_DATA SECTION:_
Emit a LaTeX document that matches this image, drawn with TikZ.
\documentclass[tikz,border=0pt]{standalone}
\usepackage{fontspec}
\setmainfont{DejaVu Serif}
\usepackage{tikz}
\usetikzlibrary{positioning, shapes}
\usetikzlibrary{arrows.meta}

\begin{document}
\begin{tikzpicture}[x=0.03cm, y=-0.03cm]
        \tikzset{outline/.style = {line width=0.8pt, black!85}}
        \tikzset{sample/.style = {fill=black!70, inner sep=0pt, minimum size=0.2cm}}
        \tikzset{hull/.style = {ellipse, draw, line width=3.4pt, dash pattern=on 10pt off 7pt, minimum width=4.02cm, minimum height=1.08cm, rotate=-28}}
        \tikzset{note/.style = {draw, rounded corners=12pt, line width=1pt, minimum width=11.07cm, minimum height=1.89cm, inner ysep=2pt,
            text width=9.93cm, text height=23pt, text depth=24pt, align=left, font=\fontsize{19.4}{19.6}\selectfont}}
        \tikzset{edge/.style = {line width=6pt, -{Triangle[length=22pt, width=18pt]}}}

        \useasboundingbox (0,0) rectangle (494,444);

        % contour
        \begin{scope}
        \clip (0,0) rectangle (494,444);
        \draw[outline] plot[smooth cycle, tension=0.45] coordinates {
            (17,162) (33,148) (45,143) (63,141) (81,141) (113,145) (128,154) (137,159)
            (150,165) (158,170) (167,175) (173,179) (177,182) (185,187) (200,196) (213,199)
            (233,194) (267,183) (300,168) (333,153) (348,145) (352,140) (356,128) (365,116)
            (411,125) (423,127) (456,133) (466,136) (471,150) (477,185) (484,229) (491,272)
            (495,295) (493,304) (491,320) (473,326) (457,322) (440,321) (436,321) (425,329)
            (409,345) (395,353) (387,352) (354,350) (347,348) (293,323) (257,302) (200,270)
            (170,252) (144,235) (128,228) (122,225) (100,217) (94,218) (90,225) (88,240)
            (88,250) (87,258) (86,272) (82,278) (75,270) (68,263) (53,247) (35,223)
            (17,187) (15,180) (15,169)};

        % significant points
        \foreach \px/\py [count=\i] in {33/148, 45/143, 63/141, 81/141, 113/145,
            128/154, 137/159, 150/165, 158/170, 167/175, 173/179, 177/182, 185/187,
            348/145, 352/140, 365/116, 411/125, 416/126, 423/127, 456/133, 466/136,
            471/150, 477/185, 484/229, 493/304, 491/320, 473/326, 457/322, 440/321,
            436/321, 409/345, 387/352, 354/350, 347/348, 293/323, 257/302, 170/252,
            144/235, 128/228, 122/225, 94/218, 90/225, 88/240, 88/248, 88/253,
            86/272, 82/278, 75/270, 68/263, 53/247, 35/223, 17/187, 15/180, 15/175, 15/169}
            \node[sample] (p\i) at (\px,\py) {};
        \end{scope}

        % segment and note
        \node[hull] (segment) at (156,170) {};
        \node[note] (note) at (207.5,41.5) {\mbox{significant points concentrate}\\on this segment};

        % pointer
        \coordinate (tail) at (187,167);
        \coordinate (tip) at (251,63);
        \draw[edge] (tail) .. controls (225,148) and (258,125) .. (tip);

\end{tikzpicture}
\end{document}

_THE PROBLEM:_ The listing above must be transcribed exactly, line by line.

_TASK RESULT:_
Emit a LaTeX document that matches this image, drawn with TikZ.
\documentclass[tikz,border=0pt]{standalone}
\usepackage{fontspec}
\setmainfont{DejaVu Serif}
\usepackage{tikz}
\usetikzlibrary{positioning, shapes}
\usetikzlibrary{arrows.meta}

\begin{document}
\begin{tikzpicture}[x=0.03cm, y=-0.03cm]
        \tikzset{outline/.style = {line width=0.8pt, black!85}}
        \tikzset{sample/.style = {fill=black!70, inner sep=0pt, minimum size=0.2cm}}
        \tikzset{hull/.style = {ellipse, draw, line width=3.4pt, dash pattern=on 10pt off 7pt, minimum width=4.02cm, minimum height=1.08cm, rotate=-28}}
        \tikzset{note/.style = {draw, rounded corners=12pt, line width=1pt, minimum width=11.07cm, minimum height=1.89cm, inner ysep=2pt,
            text width=9.93cm, text height=23pt, text depth=24pt, align=left, font=\fontsize{19.4}{19.6}\selectfont}}
        \tikzset{edge/.style = {line width=6pt, -{Triangle[length=22pt, width=18pt]}}}

        \useasboundingbox (0,0) rectangle (494,444);

        % contour
        \begin{scope}
        \clip (0,0) rectangle (494,444);
        \draw[outline] plot[smooth cycle, tension=0.45] coordinates {
            (17,162) (33,148) (45,143) (63,141) (81,141) (113,145) (128,154) (137,159)
            (150,165) (158,170) (167,175) (173,179) (177,182) (185,187) (200,196) (213,199)
            (233,194) (267,183) (300,168) (333,153) (348,145) (352,140) (356,128) (365,116)
            (411,125) (423,127) (456,133) (466,136) (471,150) (477,185) (484,229) (491,272)
            (495,295) (493,304) (491,320) (473,326) (457,322) (440,321) (436,321) (425,329)
            (409,345) (395,353) (387,352) (354,350) (347,348) (293,323) (257,302) (200,270)
            (170,252) (144,235) (128,228) (122,225) (100,217) (94,218) (90,225) (88,240)
            (88,250) (87,258) (86,272) (82,278) (75,270) (68,263) (53,247) (35,223)
            (17,187) (15,180) (15,169)};

        % significant points
        \foreach \px/\py [count=\i] in {33/148, 45/143, 63/141, 81/141, 113/145,
            128/154, 137/159, 150/165, 158/170, 167/175, 173/179, 177/182, 185/187,
            348/145, 352/140, 365/116, 411/125, 416/126, 423/127, 456/133, 466/136,
            471/150, 477/185, 484/229, 493/304, 491/320, 473/326, 457/322, 440/321,
            436/321, 409/345, 387/352, 354/350, 347/348, 293/323, 257/302, 170/252,
            144/235, 128/228, 122/225, 94/218, 90/225, 88/240, 88/248, 88/253,
            86/272, 82/278, 75/270, 68/263, 53/247, 35/223, 17/187, 15/180, 15/175, 15/169}
            \node[sample] (p\i) at (\px,\py) {};
        \end{scope}

        % segment and note
        \node[hull] (segment) at (156,170) {};
        \node[note] (note) at (207.5,41.5) {\mbox{significant points concentrate}\\on this segment};

        % pointer
        \coordinate (tail) at (187,167);
        \coordinate (tip) at (251,63);
        \draw[edge] (tail) .. controls (225,148) and (258,125) .. (tip);

\end{tikzpicture}
\end{document}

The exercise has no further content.